This week on Planet Bitcoin - 4 September 2015

Friday 04 September 2015

Weekly market report and news from Dynacoins, first community-supervised mutual bitcoin fund.

After a turbulent fortnight towards the end of August – likely prompted by a combination of China’s own volatile markets and uncertainty following the release of Bitcoin XT – the markets have once again become placid and uneventful. Climbing from its low at $200 on 25th August, bitcoin has since remained in a range between $225 and $235 – a range that has become narrower and narrower as it continues, until the fluctuations are only a few dollars in magnitude. This blog doesn’t go in for detailed technical analysis (there are plenty of places you can find it around the web), but the triangle pattern that these movements describe is bound to break sooner or later, with a significant movement either up or down.


Zooming out to a wider timespan, we are still at a low-watermark for the past three months. Only on a couple of occasions during the last six months has bitcoin settled where it is now, just below the $230 line. There has been the occasional spike downwards as the market panics – not least in the brief fall to $155 in January – but bitcoin has never stayed at these prices for long. Either it will recover and we will see a rise back to the mid-to-high $200s, or there will be another dramatic fall below $200 as traders decide to give in to their fears.

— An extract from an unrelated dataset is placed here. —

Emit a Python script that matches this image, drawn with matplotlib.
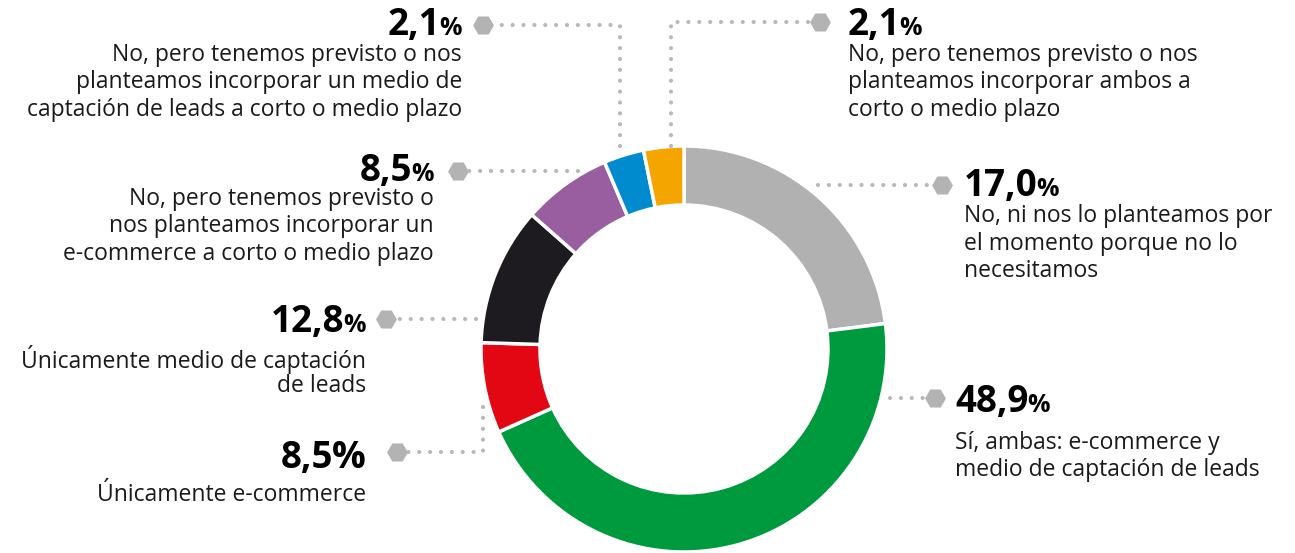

With so much VC money and positive news about bitcoin’s progress and adoption, the latter scenario seems impossible. However, it is worth remembering John Maynard Keynes' maxim that ‘the market can stay irrational longer than you can stay solvent’. Moreover, price and news share little correlation; good news is ignored in the pessimism of a downtrend and bad news is discounted in the irrational exuberance of a bubble.

Around the Bitworld

Bitcoin XT, the 8MB fork that was the trigger for the volatility at the end of August, has not made great leaps forward; support is slightly reduced, if anything. This isn’t something that will be decided overnight, and given the backing from the cartel of Chinese miners that is supposed to represent 60% of network hashrate, it should be a done deal. Nevertheless, it’s a development we watch with interest.

Amongst the good news that seems to have made no impact on the market is Barclays’ announcement that it will be trialling activities with bitcoin. Britain’s banks have previously been highly ambivalent about virtual currencies, making it difficult or impossible for traditional exchanges to run in the UK – many have seen their banking facilities withdrawn, effectively forcing them to close down overnight. Barclays has said that it will test a system to allow people to make donations to charity using bitcoin. It is one of a large number of banks that are exploring the potential of blockchain technology more broadly, recognising the benefits in terms of speed and costs.

Meanwhile, Interpol has been testing its own virtual currency, which it will use to train agents to track down criminals who operate on the darkweb. The agency has also created its own simulated version of the Silk Road – raising the prospect of renewed and organised efforts against the darknet’s thriving economy of vice.